A website called WotWentWrong provides a guided way to request and respond to feedback on why things didn't work out.
"It's for the people who are evolved enough to really want to be mature about it and find out so that they can move on," said Audrey Melnik, the developer and CEO of the site.
By selecting from a number of pre-made templates, users can request feedback from their former dates, in a way that Melnik said removes emotion from the equation.
"It's really just to tell them 'I understand there's no future with us, but just to get closure, let me know why you lost interest'," she said.
After the feedback has been submitted, the initial requestor is able to view that information, along with advice, and products, recommended by the website.
"If he says that you're constantly late, or have a problem with punctuality, there's a book there for helping you," she said.
According to Melnik, not hearing back from a date after an apparent connection is something that can happen for a variety of reasons.

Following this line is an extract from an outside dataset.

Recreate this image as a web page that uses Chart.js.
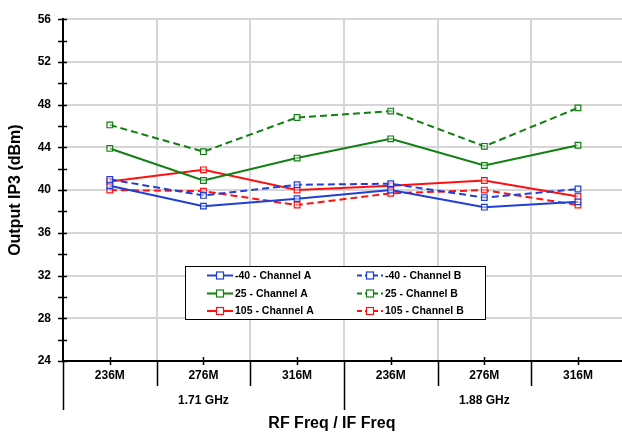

And the only way to truly know is to ask.
"A little bit of time goes by and you don't hear from him and you're sitting there and wondering if there's some kind of process going on his life, or if he's just not into you," Melnik explained.
The website, she said, is a socially acceptable way to ask, rather than an email or phone call which could put the other person on the spot.
More often, Melnik said that it's women who are left wondering why relationships didn't work which she said is attributed to the social conventions of dating.
"Mostly the way the dating story goes is that the guy does the pursuing. So the guy is in the position to make the phone call, and the woman is in the position to wait for that phone call," she said.
Coming from an technology background, Melnik came up with the idea when she realized that there were no hard statistics on the most common mistakes people make in relationships.
She realized that a website would be the best way to collect the data, and plans to create a feature on the website that will allow users to filter the information based on gender, duration of the relationship, location and other features after enough feedback has been collected.
But is there really value in gaining this feedback when a relationship is over? Melnik thinks there is.
"If you're continually making the same mistakes, shouldn't you know about that so you can fix them?" she said.